Thirteen was another important milestone because, suddenly, practically overnight it seems, I became a teenager. Being a teenager was cool! My sixteenth birthday meant I could take driver’s ed. I felt like I was really moving up in the world. I was sixteen and I had my driver’s license! Of course, I couldn’t drive because I didn’t have a car, and no one was foolish enough to let me drive their car. I wouldn’t drive a car until I turned eighteen and I bought my own car. Eighteen was a very memorable milestone for me, too. I also had to register for the draft, and I was sure I would get drafted and have to go to Viet Nam! So, I enjoyed life as much as possible before I was drafted, even though President Nixon had stopped the draft and no one was getting drafted anymore, but I was convinced that I would somehow get drafted anyway. Nonetheless, I was an adult with voting privileges.

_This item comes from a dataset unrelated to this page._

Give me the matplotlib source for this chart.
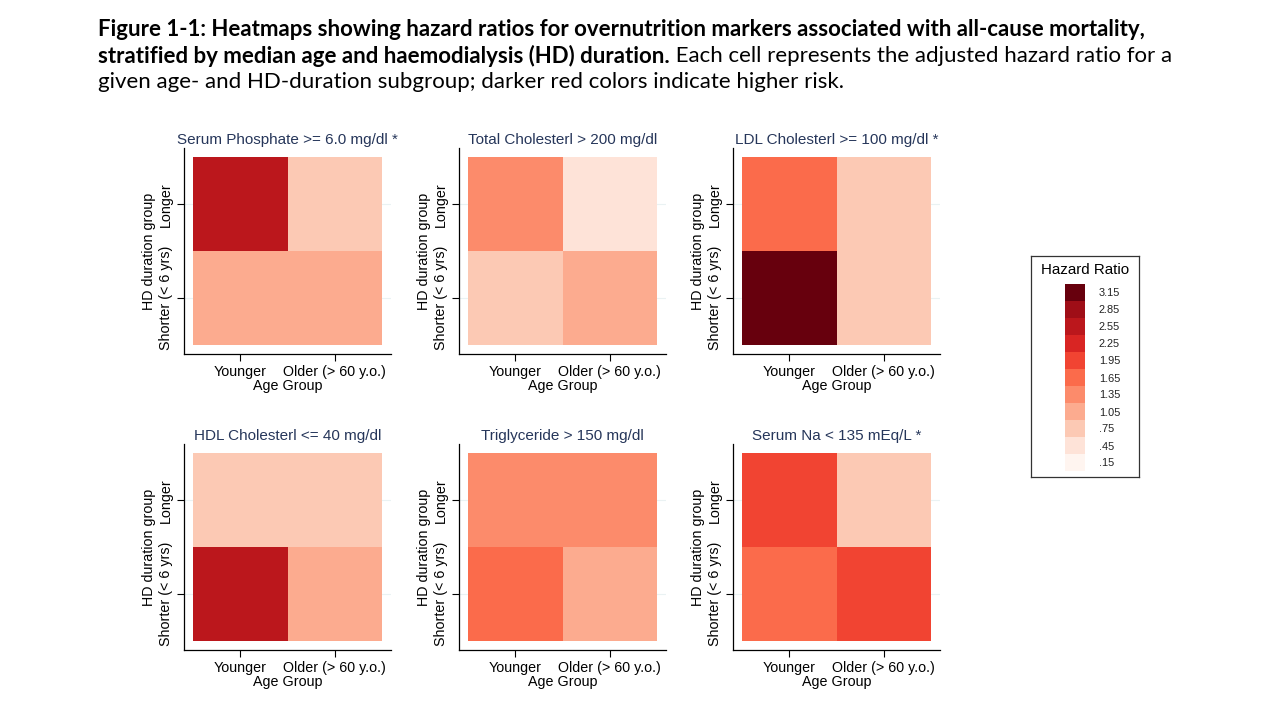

Nineteen was also memorable because that’s when the state of Illinois, in its infinite wisdom, lowered the drinking age to nineteen for beer and wine. Let’s just say that I communed with the spirits on weekends to unwind from the long week of work at the peanut butter factory. When state legislators realized they had made a mistake in lowering the drinking age, they raised it back up to twenty-one again. But not before I turned –Tada! –twenty-one! I take pride in having planned my date of birth so precisely. Twenty-one meant I was an adult for real. Even if I would never get drafted. You would think that there would be no more milestones after twenty-one, but then you would think wrong! As all male drivers under twenty-five know, surviving your own reckless driving habits to live to your twenty-fifth birthday grants you the privilege of seeing your auto insurance drop dramatically.

Then the milestones were no longer significant. Thirty? The big three-oh? Thirty was so anti-climactic after seeing my auto insurance rates drop. Forty? What a yawn! I celebrated by taking a nap. And don’t even ask me about turning fifty. So, stop asking me already. I forgot all about my fiftieth birthday until my sons reminded me that we usually go out for dinner and the movie of my choice for my birthday. Do I know how to celebrate or what?

Now, I hate it when people ask me my age. And not because I’m embarrassed about my age. I enjoy being my age and I never try to appear younger than I really am, but please don’t ask me my age. That involves math. How old am I? Let’s see. This is 2010 minus 1956, the year of my birth. That makes me … Oh, I hate doing math. That’s why I majored in literature! After twenty-one, I stopped keeping track of my age. Age became just a number to me–an unknown variable that I didn’t want to calculate! Why do I need to know my own age anyway? If I go to the liquor store for a bottle of wine and the clerk asks me if I’m old enough to drink, I just hand him or her my driver’s license and say, “You figure it out.” Now that I think of it, why am I still being carded?

My next milestone–and one that I look forward to seeing–is my 100th birthday. Triple digits! I hope you will read my blog entry on that incredibly special occasion!